Indeed, many Enlightenment thinkers shared the conviction that good art was largely, though not exclusively, the product of compliance with well-established rules derived from the classics and empirical reason. As Voltaire observed in 1753, ‘I value poetry only insofar as it is the ornament of reason’ (quoted in Furst, 1969, p. 19). Voltaire's aesthetics, like those of most French writers of the eighteenth century, were based on the neoclassical canons of literature laid down in the reign of Louis XIV by such critics as Nicolas Boileau in his Art of Poetry (1674). So while Voltaire was a pioneer in introducing Shakespeare to the European public, he did so with profound reservations and, as it were, holding his nose, arguing that Shakespeare's plays included ‘gold nuggets in a dung-heap’. He presented Shakespeare as a unique genius who succeeded despite such lamentable violations of the neoclassical rules as mixing comic and tragic elements in the same play. Voltaire was in good company in defending the accepted literary canons and explaining ‘genius’ as the exception that proved the rule. Sir Joshua Reynolds (1723–92), President of the Royal Academy in London, adopted the same view in relation to art:

Could we teach taste or genius by rules, they would no longer be taste and genius. But though there neither are, nor can be, any precise invariable rules for the exercise, or the acquisition, of these great qualities, yet we may truly say that they always operate in proportion to our attention in observing the works of nature, to our skill in selecting, and to our care in digesting, methodising, and comparing our observations. There are many beauties in our art, that seem, at first, to lie without [outside] the reach of precept, and yet may easily be reduced to practical principles.

(Reynolds, 1975, p. 44)

The artist, in other words, should not let his imagination run away with him.
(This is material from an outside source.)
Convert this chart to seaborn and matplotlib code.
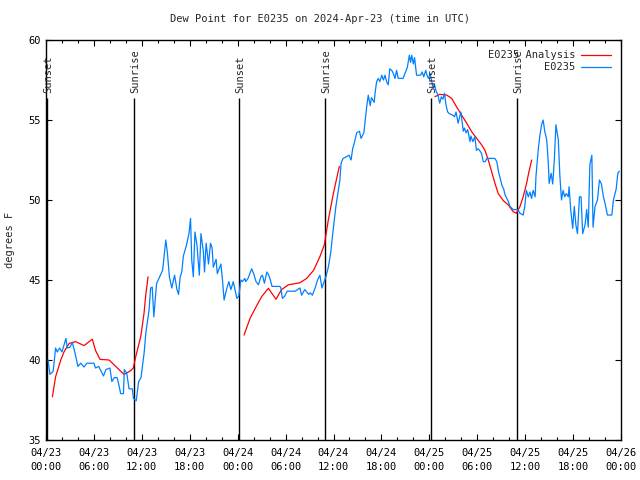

Hume, too, warned of this danger:

The imagination of man is naturally sublime, delighted with whatever is remote and extraordinary, and running without control into the most distant parts of space and time in order to avoid the objects which custom has rendered too familiar to it.

(Quoted in Hampson, 1968, p. 158)

The deeper irony for today's reader is that it was precisely this unconstrained escapism into long ago and far away, the ‘remote and extraordinary’, that was to captivate and characterise the Romantics.

Summary point: Enlightenment ideas on art and the artist were dominated by reason, moderation, classicism and control. However, there was recognition of the elusive quality of original ‘genius’.

If most aesthetic ideas of the Enlightenment emphasised reason and experience, and classified ‘genius’ as something outside the rules, there was one further concept mentioned by Hume, ‘the sublime’, that seemed to strain Enlightenment rationality to its limits. Theorised by Edmund Burke in his Philosophical Enquiry, a sublime aesthetic experience was one that inspired awe and terror in the spectator or reader. The sublime was something literally overwhelming, either because of its enormity (a high mountain, a deep chasm, a blinding light), its infinity (the spiritual or timeless) or its obscurity (a cloud-capped mountain, a floating mist, night, intense darkness) – all, significantly, the opposite of the precise, measured, penetrating ‘light’ of the Enlightenment. When faced with the sublime, the viewer, listener or reader felt a kind of paralysis of the will and of the powers of understanding and imagination. At the same time, as an aesthetic experience (grounded in art rather than reality) the sublime allowed for the thrill of danger without its real consequences. Immensely popular in this context across Europe were the ‘works’ of Ossian, ostensibly a poetic cycle by a Gaelic bard of the third century CE, but in fact the invention of James MacPherson (1736–96), who published his prose ‘translations’ in 1760. Napoleon was among the many devotees of Ossian, as much moved by the tales of legendary heroes in a wild, rugged and primitive northern setting as by Homer's more familiar Greeks and Trojans. This kind of exalted experience was increasingly sought in art and by the late Enlightenment was a dominant aesthetic mode:

It is night. I am alone, forlorn on the hill of storms. The wind is heard in the mountain. The torrent pours down the rock. No hut receives me from the rain, forlorn on the hill of winds. Rise o moon from behind the clouds. Stars of the night, arise!

(MacPherson, Colma's lament from Ossian, quoted in Barzun, 2000, p. 409)

In Mozart's Don Giovanni the sublime emerges in the infernal forces that swallow the main character at the end of the opera, and perhaps in the sublime courage of the man who defies them. The image of Prometheus, the demi-god punished for his defiance of the king of the gods, began to haunt the poetic imagination when Goethe (1749–1832) devoted to it a dramatic fragment and ode (1773). For the philosopher Jean-Jacques Rousseau, it was the possession of a non-material soul that allowed people to seize the infinity of the sublime. This sensation of phenomena straining or exceeding the limits of human understanding was later to form the basis of a fully-fledged Romantic aesthetic.

Summary point: in the Enlightenment the theorisation and popularisation of the sublime began to undermine the eighteenth century's otherwise clear emphasis on the knowable, the rational and controllable.